I am very glad you chose not to debate this issue, as you would have had your hands full. I daresay, your cup would have runneth over.

As for your response, I would say your faith is confirmed, sir.

John Myste said...

So, like, I was at this blog, and I was defending faith in God, right, and all of a sudden, about 18 comments in, the blog owner declared that I had lost the debate.

Naturally, I stopped debating at that point. There was no reason to continue after I lost.

(Just wanted a little extra credit for defending faith in God).

Tim McGaha said...

My own opinion of this Council was that Emperor Constantine, a relatively new convert to Christianity, was slightly confused by the controversy, and got all of the leading bishops together and told them to hug it out.
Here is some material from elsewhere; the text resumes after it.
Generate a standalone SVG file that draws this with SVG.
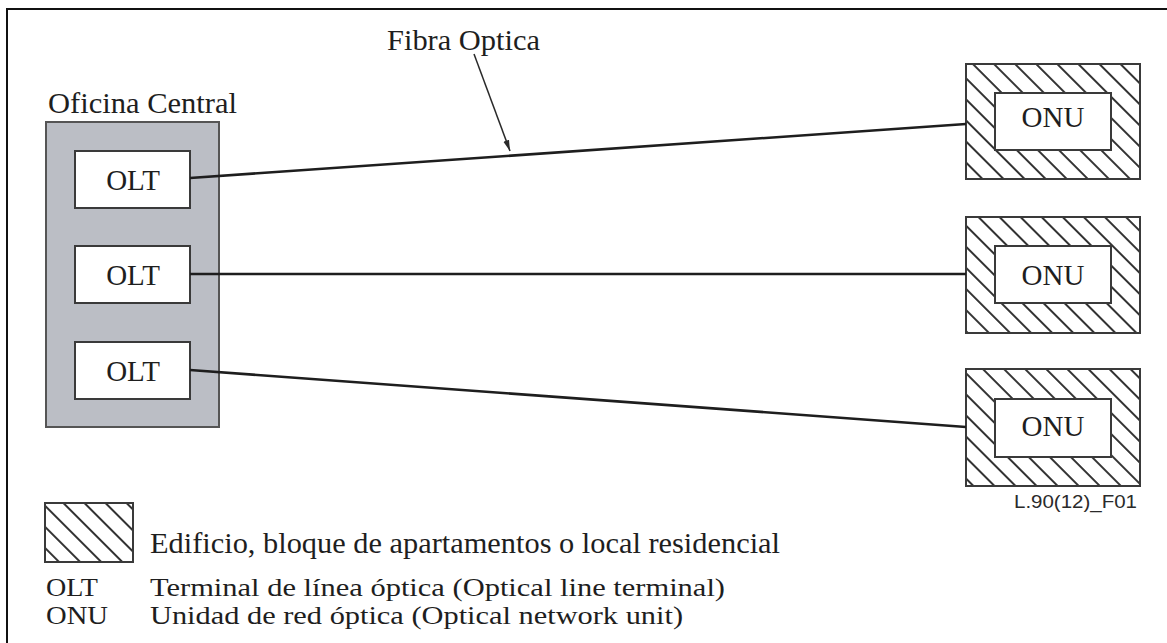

Being that he was the one who had recently legalized their religion, they complied, and came up with a short summation of what they would all agree on.

The doctrine of the Trinity is a result of a finite language attempting to describe the Infinite. In the end, I can describe it a little. I can defend it a little. But it is still a mystery. And isn't celebrating mystery an important part of the religious experience?

T. Paine said...

Myste, I acknowledge and am indeed impressed with your having defended a hypothetical faith in God, my friend. I wouldn't want to seem ungracious and ask exactly how you went about doing so, however.

Mr. McGaha, first thanks for stopping by, sir. Second, I would basically concur with your first paragraph and absolutely embrace the second one.

Indeed, one wonders if Christianity would have spread as it did initally if not for the conversion of Emporer Constantine to the faith.